Orhan Özdil hocadan başka…

***

Orhan Özdil hocanın, Tarihin Peşinde (Uluslararası Tarih ve Sosyal Araştırmalar Dergisi, Yıl: 2014, Sayı: 11 Sayfa: 241‐258) dergisinde yayınlanmış “Somuncu Baba’nın Mezarı Üzerine Bazı Tespitler” isimli makalesini muhakkak okuyun. Şu an için Somuncu Baba’nın kabr-i şerifinin Aksaray’da olduğunu söyleyen kapsamlı tek ilmî çalışma onun çalışması. İşte bir tek bu makalede yeni bilgiler ortaya konuluyor ve tabi ki eski bilgiler de kısmen derleniyor, yorumlanıyor.

2014’te yayınlanan bu makalede söylenenden farklı bir şey söyleyen henüz çıkmadı, bu makalede söylenenlerin üzerine yeni şeyler koyan da tabi…

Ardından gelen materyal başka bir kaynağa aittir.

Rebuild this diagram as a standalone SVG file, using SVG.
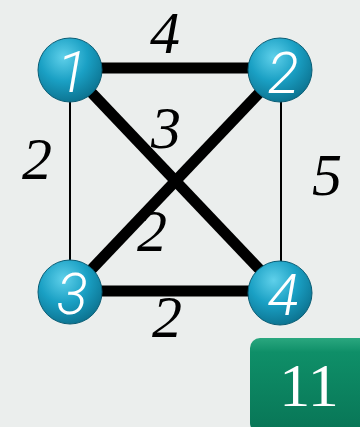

Bu makaleden daha önce hazırlanmış olan, bazı tabakat eserlerinde Somuncu Baba ile ilgili söylenenleri derleyen Şahin Başer amcanın eserine benzer eser dahi çıkaran olmadı.

***

Peki, Akgündüz’ün hatalarına değinen oldu mu?

***

Konuya devam edeceğim.

Bir sonraki yazımda görüşmek üzere…

YORUMLAR

  1. Mehmet Çelik dedi ki:

    Ahmet Bey Kardeşim, öncelikle tebrik ederim. Acizane liseyi vaktiyle orada (Aksaray’da) okumuş ve talebelik yıllarında her fırsatta Somuncu Baba Hz.lerinin kabrini ziyaret edip çilehanesinde bulunmaya gayret etmiş bir kardeşiniz olarak bu çalışmanızda Arapça ve Osmanlıca okunması/çözülmesi zor ibareler, metinler olursa bila bedel, rızaen lillah elimden geldiğince yardımcı olmaya çalışırım. Bunu o manevi iklimi teneffüs etmiş ve Somuncu Baba’nın Ervah’ta medfun bulunduğuna ilme’l-yakîn kân’i’ olan bir kardeşiniz olarak samimi olarak söylüyorum. Akgündüz ve Şimşirgil’in yaptıkları ise düpedüz ilim usûl,ahlak ve âdâbını çiğnemekten başka bir şey değil! Aksaraylı değilim ama hala Şahin Başer Abi’nin binbir uğraşla neşrettiği çalışmanın aşılamadığını ve delilleriyle Hulusi Efendi Vakfı’nın yaptığı tahrif ve tezviratın Aksaray Belediyesinin de sponsorluğuyla İFŞA edilip hakikatlerin Türkiye’ye şahane bir kitap ve sağlam bir belgesel ile duyurulmadığını görünce üzülüyorum. Aksaray’da olsam inanın böyle bir kitap çalışmasına kendim girişirdim. Mevlamız YAR ve YARDIMCINIZ olsun. TRT!nin yayınladığı Hacı Bayram dizisinde de yine hem Hacı Bayram hem Somuncu Baba’yı kurguya kurban etmişler maalesef. Bu sebeple doğru çalışmlara çok ihtiyacımız var.